Em fevereiro de 1989, durante o carnaval, Cazuza viajou para Boston para realizar exames. Lá, recebeu a visita de Zeca Camargo, que acompanhava sua trajetória artística e foi escalado para entrevistá-lo. Segundo relato posterior do jornalista, a conversa começou tensa. Ao ser questionado sobre a internação, Cazuza demonstrou irritação e respondeu que estava com uma doença e sem paciência para falar sobre o assunto. Mas, em um gesto repentino e contundente, levantou a taça de vinho e declarou:

“Escreve aí, Zeca. A maldita é a aids.”

Zeca, ainda impactado, publicou a entrevista na Folha de S.Paulo, e a notícia repercutiu fortemente em todo o país. Cazuza se tornava, naquele momento, uma das primeiras figuras públicas brasileiras a falar abertamente sobre viver com HIV.

Um divisor de águas

A revelação de Cazuza foi um marco no combate ao preconceito. Em um Brasil mergulhado em desinformação e moralismo, ele se expôs com dignidade e ousadia, trazendo à tona discussões urgentes sobre saúde, sexualidade, direitos humanos e empatia.
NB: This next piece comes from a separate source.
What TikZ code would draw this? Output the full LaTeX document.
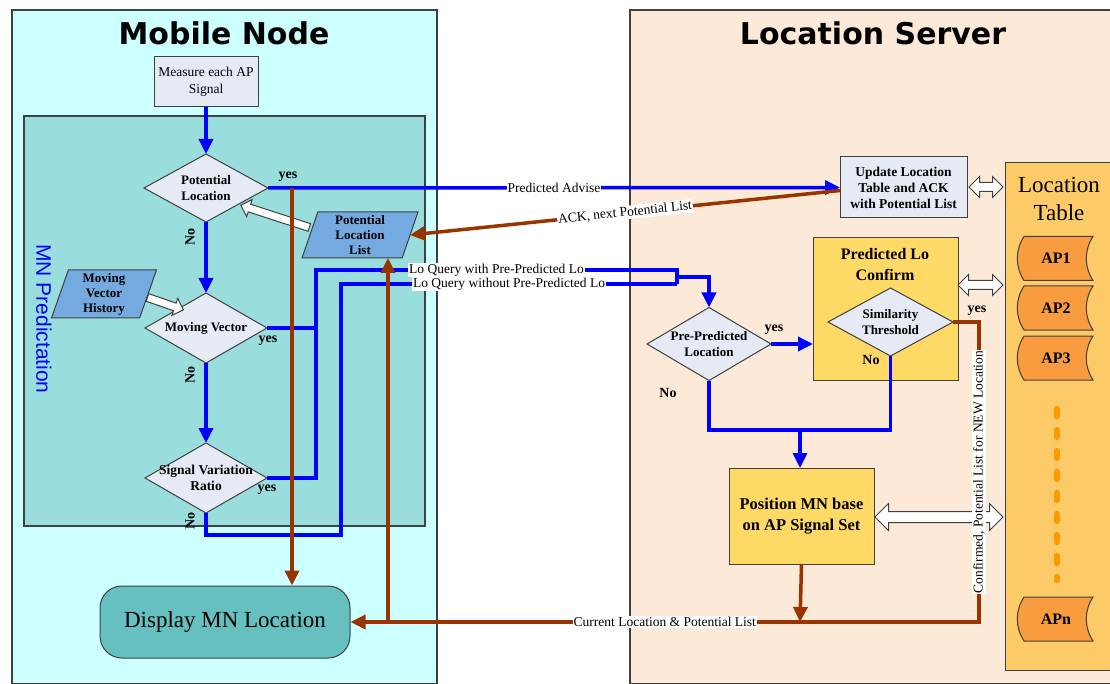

Sua postura inspirou não apenas fãs, mas também ativistas, profissionais de saúde e outras pessoas vivendo com HIV, que encontraram em sua atitude uma forma de resistência. Cazuza enfrentou a doença em público, transformando sua dor em arte e seu corpo em bandeira política.

O legado permanece

Cazuza faleceu em 7 de julho de 1990, aos 32 anos. A memória do artista, no entanto, vai além da música. Sua decisão de contar ao mundo que vivia com HIV permanece como um dos gestos mais simbólicos de enfrentamento ao estigma e à desumanização causados pela epidemia de aids.

Mais do que um artista genial, Cazuza foi — e continua sendo — um símbolo de coragem, vulnerabilidade e liberdade.